Things start to go wrong when one of the commandos, Fulman, accidentally breaks the capsule implanted into his teeth. The drug triggers a second set of programming, which is the cover story in case they are captured. Fulman is now operating according to instructions that are totally contrary to the instructions under which everyone else is operating. Other tensions start to build up. Every action has been carefully planned and programmed which causes stress if things don’t go according to plan. And several of the commandos have decided not to obey their programming - but of course they may have been programmed to refuse to follow their programming. They have no way of knowing how much free will they have, if any, and no way of being sure if what appears to be happening is real or simply something they’ve been programmed to believe they are experiencing.

The script, by John Wiles, is complex and twisted. The execution of the story is helped a great deal by the superb set designed by Jeremy Davies. It’s colourful and complicated and looks very industrial and futuristic and rather forbidding but in an interestingly arty and stylish way.

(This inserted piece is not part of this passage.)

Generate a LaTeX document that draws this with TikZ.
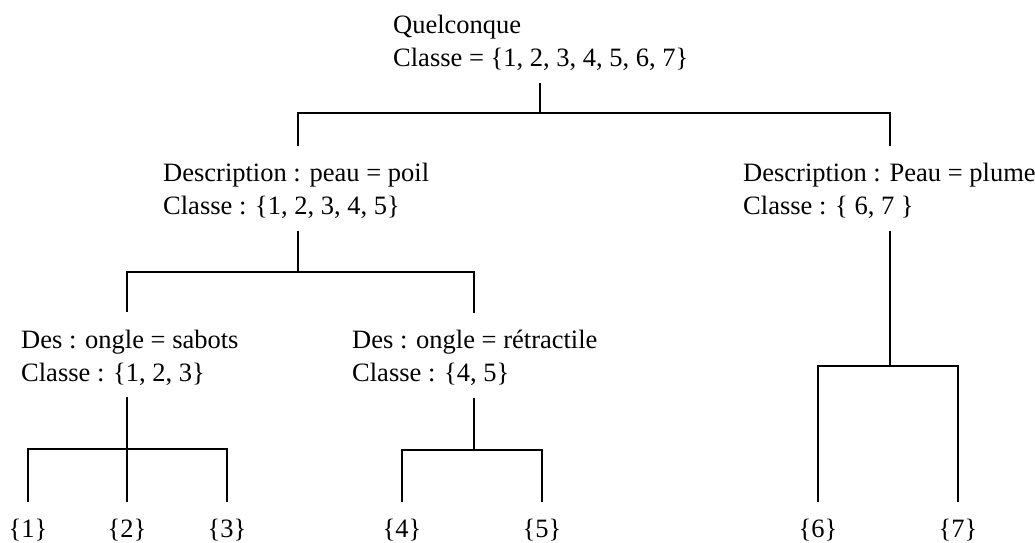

The five surviving episodes of this final season are a mixed bag. Deathday is an embarrassing misfire but the other four are all quite good, and all fairly interesting. What’s particularly impressive is the thematic consistency - questions of identity, illusion and reality figure in all of the stories. The Man in My Head is my personal favourite, being both provocative and remarkably impressive visually. The fourth season has a rather different feel compared to the earlier seasons but in its own way it’s just as interesting.

Out of the Unknown was throughout its run wildly uneven in quality. Some episodes are complete and utter rubbish. Others are simply superb (The Machine Stops from season 2 is outstanding). On the whole the BFI DVD boxed set is worth getting and it includes a host of extras (including audio commentaries for eleven episodes).

1 comment:

  1. Thanks for this review - I've got the boxset, but never watched the last season, as I got the impression it was more horror than anything else.